En 1995, J. Bouvier et moi-même démontrons que l’anisotropie du gap supraconducteur découle directement de l’influence des singularités de van Hove lorsque l’on utilise un potentiel d’interaction électron-phonon faiblement écranté dans l’équation BCS. Puis (1995-2010) nous expliquons les principales propriétés physiques des supraconducteurs à haute température critique grâce à notre modèle.  Actuellement nous développons un modèle tenat compte des déformations du réseau, de la haute densité d’états au niveau de Fermi et de l’écrantage pour optimiser la Tc des cuprates.

Dans le domaine de la microélectronique, j’ai proposé un transistor à effet de champ supraconducteur avec un canal formé de multicouches YBaCuO-PrBaCuO. Un brevet a été déposé. Un autre brevet a été déposé sur un commutateur rapide à base de supraconducteurs à haute Tc.

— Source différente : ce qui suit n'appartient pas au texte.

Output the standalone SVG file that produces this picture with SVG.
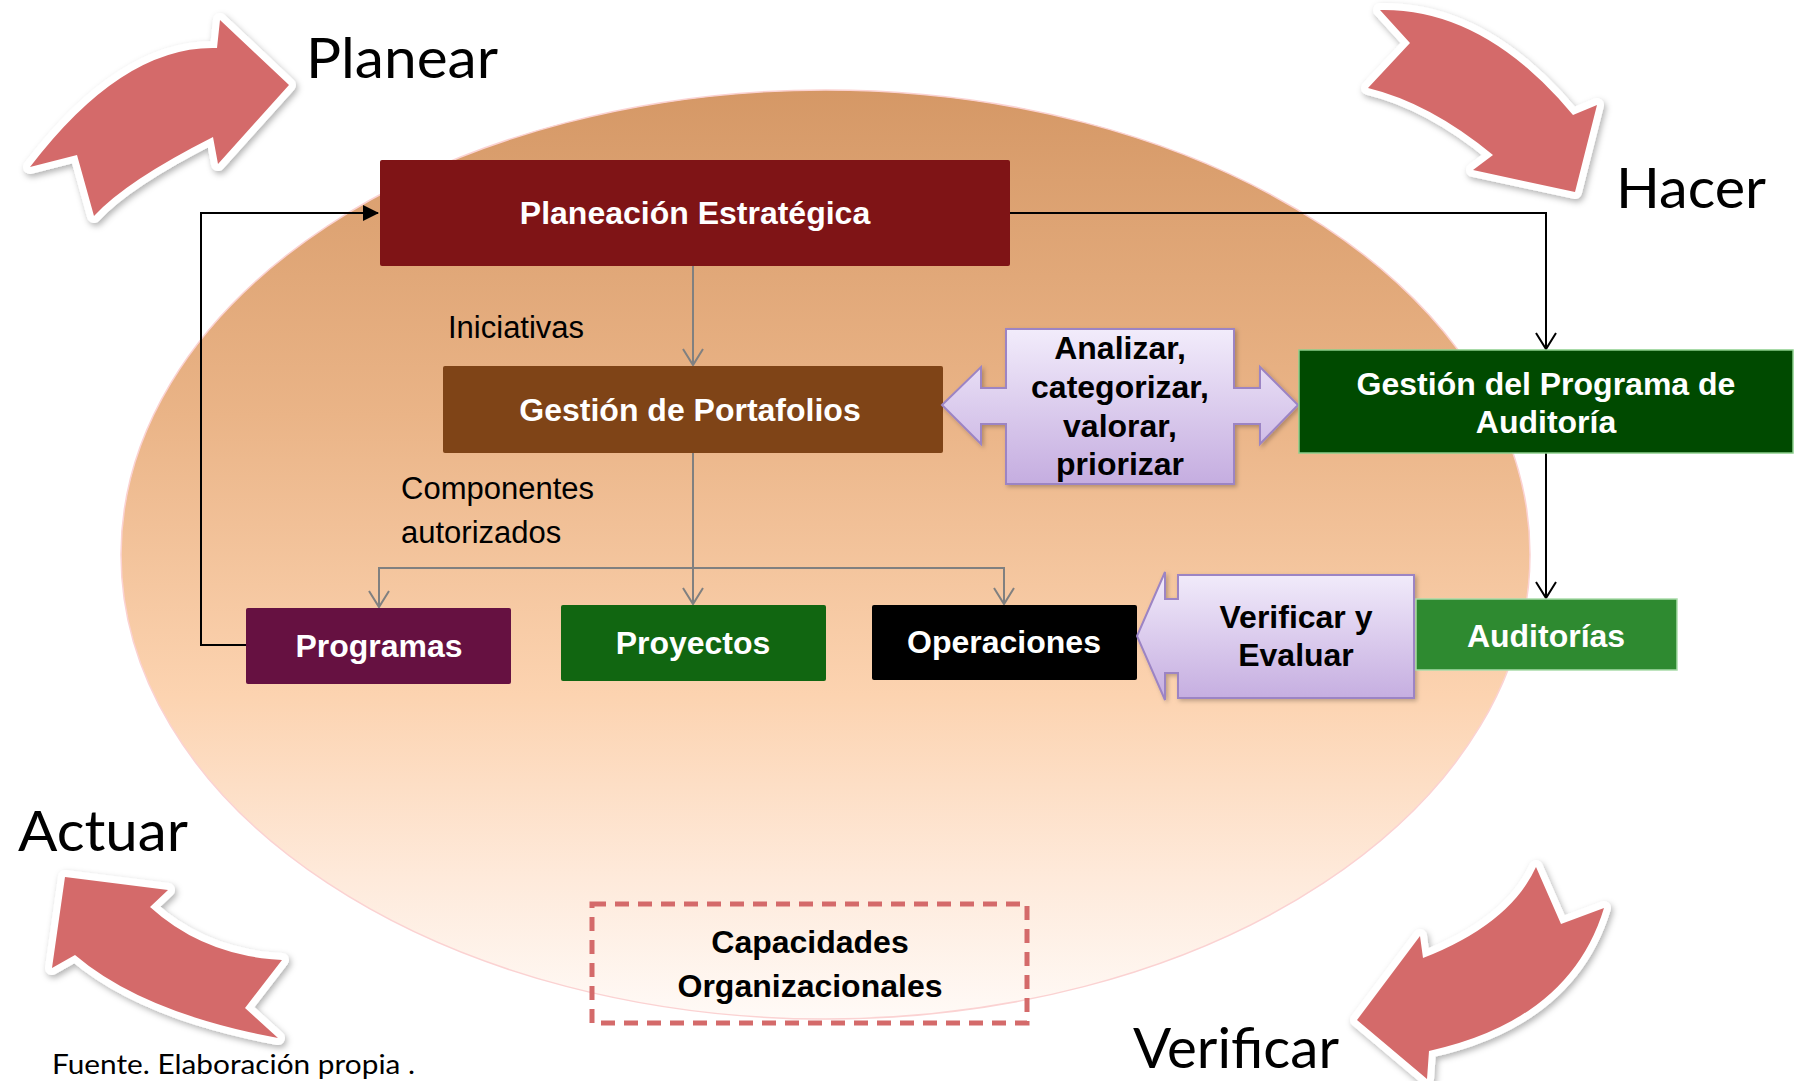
<svg xmlns="http://www.w3.org/2000/svg" width="1806" height="1081" viewBox="0 0 1806 1081">
<defs>
  <linearGradient id="ellGrad" x1="0" y1="0" x2="0" y2="1">
    <stop offset="0" stop-color="#d59866"/>
    <stop offset="0.35" stop-color="#eab487"/>
    <stop offset="0.65" stop-color="#fcd3b0"/>
    <stop offset="0.85" stop-color="#feeadb"/>
    <stop offset="1" stop-color="#fffaf7"/>
  </linearGradient>
  <linearGradient id="lavGrad" x1="0" y1="0" x2="0" y2="1">
    <stop offset="0" stop-color="#f2ecfb"/>
    <stop offset="1" stop-color="#c5ade0"/>
  </linearGradient>
  <filter id="shadow" x="-10%" y="-10%" width="130%" height="130%">
    <feDropShadow dx="2" dy="3" stdDeviation="3" flood-color="#000" flood-opacity="0.3"/>
  </filter>
  <filter id="softShadow" x="-10%" y="-10%" width="130%" height="130%">
    <feDropShadow dx="2" dy="2" stdDeviation="2" flood-color="#000" flood-opacity="0.25"/>
  </filter>
  <marker id="vGray" markerUnits="userSpaceOnUse" viewBox="0 0 20 22" refX="18" refY="11" markerWidth="20" markerHeight="22" orient="auto">
    <path d="M2,1 L18,11 L2,21" fill="none" stroke="#808080" stroke-width="2"/>
  </marker>
  <marker id="vBlack" markerUnits="userSpaceOnUse" viewBox="0 0 20 22" refX="18" refY="11" markerWidth="20" markerHeight="22" orient="auto">
    <path d="M2,1 L18,11 L2,21" fill="none" stroke="#000" stroke-width="2"/>
  </marker>
  <marker id="triBlack" markerUnits="userSpaceOnUse" viewBox="0 0 16 16" refX="15" refY="8" markerWidth="16" markerHeight="16" orient="auto">
    <path d="M0,0 L16,8 L0,16 Z" fill="#000"/>
  </marker>
</defs>
<style>
  .cyc { fill: #d46a6a; stroke: #ffffff; stroke-width: 14; stroke-linejoin: round; paint-order: stroke; filter: url(#shadow); }
  .big { font-family: Lato, "Open Sans", sans-serif; font-size: 56px; fill: #000; }
  .lbl { font-family: "Liberation Sans", Arial, sans-serif; font-weight: bold; font-size: 32px; fill: #fff; text-anchor: middle; }
  .dark { fill: #000; }
  .note { font-family: "Liberation Sans", Arial, sans-serif; font-size: 31px; fill: #000; }
  .gray { fill: none; stroke: #808080; stroke-width: 2; }
  .blk { fill: none; stroke: #000; stroke-width: 2; }
  .lav { fill: url(#lavGrad); stroke: #9c84c4; stroke-width: 2; filter: url(#softShadow); }
</style>

<!-- background ellipse -->
<ellipse id="ellipse" cx="825.5" cy="554.5" rx="704.5" ry="464.5" fill="url(#ellGrad)" stroke="#fbd2d2" stroke-width="1.5"/>

<!-- PDCA cycle arrows -->
<g id="arrow-planear">
  <path class="cyc" d="M30,167 L77,155 L94,216 Q126,181 213,137 L218,164 L289,85 L220,20 L217,48 Q123,45 30,167 Z"/>
  <text class="big" x="306" y="78" textLength="192" lengthAdjust="spacingAndGlyphs">Planear</text>
</g>
<g id="arrow-hacer">
  <path class="cyc" d="M1380,10 L1410,43 L1368,88 Q1430,103 1493,155 L1473,170 L1575,192 L1597,105 L1573,115 Q1484,8 1380,10 Z"/>
  <text class="big" x="1616" y="208" textLength="150" lengthAdjust="spacingAndGlyphs">Hacer</text>
</g>
<g id="arrow-verificar">
  <path class="cyc" d="M1357,1020 L1420,936 L1423,958 Q1510,924 1536,867 L1561,924 L1604,908 Q1570,1020 1429,1051 L1427,1079 Z"/>
  <text class="big" x="1133" y="1068" textLength="206" lengthAdjust="spacingAndGlyphs">Verificar</text>
</g>
<g id="arrow-actuar">
  <path class="cyc" d="M65,877 L168,890 L150,907 Q204,956 282,960 L245,1008 L278,1038 Q143,1013 75,955 L52,968 Z"/>
  <text class="big" x="18" y="851" textLength="170" lengthAdjust="spacingAndGlyphs">Actuar</text>
</g>

<!-- connectors -->
<g id="connectors">
  <path class="blk" d="M246,645 H201 V213 H378" marker-end="url(#triBlack)"/>
  <path class="blk" d="M1010,213 H1546 V349" marker-end="url(#vBlack)"/>
  <path class="blk" d="M1546,453 V598" marker-end="url(#vBlack)"/>
  <path class="gray" d="M693,266 V365" marker-end="url(#vGray)"/>
  <path class="gray" d="M693,453 V604" marker-end="url(#vGray)"/>
  <path class="gray" d="M693,568 H379 V607" marker-end="url(#vGray)"/>
  <path class="gray" d="M693,568 H1004 V604" marker-end="url(#vGray)"/>
</g>

<!-- edge labels -->
<g id="labels">
  <text class="note" x="448" y="338">Iniciativas</text>
  <text class="note" x="401" y="499">Componentes</text>
  <text class="note" x="401" y="543">autorizados</text>
</g>

<!-- nodes -->
<g id="planeacion">
  <rect x="380" y="160" width="630" height="106" rx="2" fill="#7f1416"/>
  <text class="lbl" x="695" y="224">Planeación Estratégica</text>
</g>
<g id="portafolios">
  <rect x="443" y="366" width="500" height="87" rx="2" fill="#7f4417"/>
  <text class="lbl" x="690" y="421">Gestión de Portafolios</text>
</g>
<g id="analizar">
  <path class="lav" d="M1006,329 H1234 V388 H1260 V367 L1298,405 L1260,444 V424 H1234 V484 H1006 V424 H981 V444 L942,405 L981,367 V388 H1006 Z"/>
  <text class="lbl dark" x="1120" y="359">Analizar,</text>
  <text class="lbl dark" x="1120" y="398">categorizar,</text>
  <text class="lbl dark" x="1120" y="437">valorar,</text>
  <text class="lbl dark" x="1120" y="475">priorizar</text>
</g>
<g id="gpa">
  <rect x="1299" y="350" width="494" height="103" fill="#004a00" stroke="#8ccf8c" stroke-width="1.5"/>
  <text class="lbl" x="1546" y="395">Gestión del Programa de</text>
  <text class="lbl" x="1546" y="433">Auditoría</text>
</g>
<g id="programas">
  <rect x="246" y="608" width="265" height="76" rx="2" fill="#661141"/>
  <text class="lbl" x="379" y="657">Programas</text>
</g>
<g id="proyectos">
  <rect x="561" y="605" width="265" height="76" rx="2" fill="#116611"/>
  <text class="lbl" x="693" y="654">Proyectos</text>
</g>
<g id="operaciones">
  <rect x="872" y="605" width="265" height="75" rx="2" fill="#000"/>
  <text class="lbl" x="1004" y="653">Operaciones</text>
</g>
<g id="verificar-evaluar">
  <path class="lav" d="M1178,575 H1414 V698 H1178 V673 H1165 V700 L1137,636 L1165,572 V599 H1178 Z"/>
  <text class="lbl dark" x="1296" y="628">Verificar y</text>
  <text class="lbl dark" x="1296" y="666">Evaluar</text>
</g>
<g id="auditorias">
  <rect x="1416" y="599" width="261" height="71" fill="#2e8a30" stroke="#a9dca9" stroke-width="1.5"/>
  <text class="lbl" x="1546" y="647">Auditorías</text>
</g>
<g id="capacidades">
  <rect x="592" y="904" width="435" height="119" fill="none" stroke="#d46a6a" stroke-width="5" stroke-dasharray="14 9"/>
  <text class="lbl dark" x="810" y="953">Capacidades</text>
  <text class="lbl dark" x="810" y="997">Organizacionales</text>
</g>

<text id="fuente" x="52" y="1074" font-family="Lato, 'Open Sans', sans-serif" font-size="26" fill="#000" textLength="363" lengthAdjust="spacingAndGlyphs">Fuente. Elaboración propia .</text>
</svg>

A compter du 1.01.1990, un laboratoire de physique des solides a été créé à l’ESPCI, sous ma direction, qui est en grande partie consacré à l’étude des supraconducteurs à haute Tc. Des moyens de préparation de couches minces ont été mis en place, en particulier par ablation laser pulsée. Les technologies de base sont testées et les premiers composants ont été réalisés. Un premier transistor à effet de champ a été fabriqué en collaboratiol) avec le LETI de Grenoble et confirme les prédictions théoriques de J. Bok et P. Bernstein.

Nous espérons que l’étude et la réalisation de ces composants sera développée par la nouvelle unité mixte CNRS-Thomson CSF qui doit démarrer au 1.1.96.

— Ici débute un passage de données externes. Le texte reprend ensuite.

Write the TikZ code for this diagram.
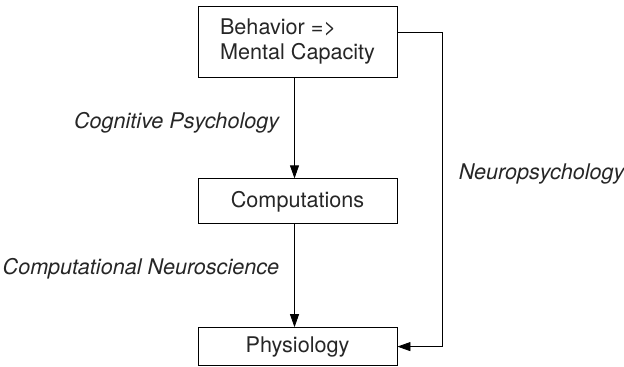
\documentclass[tikz,border=0pt]{standalone}
\usepackage{fontspec}
\setmainfont{TeX Gyre Heros}
\usepackage{tikz}
\usetikzlibrary{arrows.meta, positioning}
\tikzset{
->, % all connectors are directed
>={Triangle[length=6.5pt,width=4.5pt]}, % filled triangular heads
line width=1pt,
draw=black!85,
every node/.style={font=\fontsize{10.8}{12.5}\selectfont, text=black!85},
level/.style={draw, minimum width=99.5pt, inner sep=0pt}, % the three boxes
field/.style={font=\fontsize{10.8}{12.5}\selectfont\itshape, inner sep=0pt}, % the italic labels
}

\begin{document}
\begin{tikzpicture}
        \useasboundingbox (0,0) rectangle (312pt,-183.5pt);
        \node[level, minimum height=35.5pt, align=left] (behavior) at (148.75pt,-20.75pt) {Behavior =>\\Mental Capacity};
        \node[level, minimum height=22.5pt, below=50.5pt of behavior] (comp) {Computations};
        \node[level, minimum height=19pt, below=51.5pt of comp] (phys) {Physiology};
        \coordinate[right=22.5pt of behavior.east, yshift=4.75pt] (turn);

        \draw ([xshift=-1.5pt]behavior.south) -- node[field, left=7.5pt, pos=0.45]{Cognitive Psychology} ([xshift=-1.5pt]comp.north);
        \draw ([xshift=-1.5pt]comp.south) -- node[field, left=7.5pt, pos=0.43]{Computational Neuroscience} ([xshift=-1.5pt]phys.north);
        \draw ([yshift=4.75pt]behavior.east) -- (turn) |- node[field, right=8pt, pos=0.226]{Neuropsychology} (phys.east);
    \end{tikzpicture}
\end{document}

II. ACTIVITES D’ENSEIGNEMENT

Je suis agrégé de physique et j’ai pratiquement enseigné sans interruption depuis 1956 jusqu’en 2006. Je suis actuellement Professeur Emérite.

Parmi les faits marquants de c’ette activité, on peut citer:

– le DEA de Physique des Solides Orsay-Paris

Ce DEA a joué un rôle considérable dans le développement de la physique des solides en France. Il a été depuis une trentaine d’années une pépinière de jeunes physiciens qui forment à l’heure actuelle l’ossature de la plupart des laboratoires universitaires, publics et industriels français. J’ai participé à la création de ce DEA. à l’initiative de J. Friedel. J’y ai enseigné depuis 1963 et j’en ai la responsabilité pour l’Université de Paris VI.

– l’enseignement à l’Ecole Normale

Vers la fin des années 60, J. Brossel a créé à l’ENS un DEA de physique atomique et statistique destiné à donner à des étudiants de haut niveau, une formation à la fois générale et approfondie. Dès le début, J. Brossel m’a confié l’enseignement de la physique du solide dans ce DEA. Ceci a permis, au cours des ans, d’attirer de nombreux normaliens vers la physique de la matière condensée.

– Enseignement pour ingénieurs

Depuis 1991, P. G. de Gennes m’a confié l’enseignement de la physique thermique pour les élèves ingénieurs de première année de l’ESPCI.

Je suis l’auteur ou coauteur de 3 ouvrages d’enseignement dans la collection Méthodes chez Hermann, ed.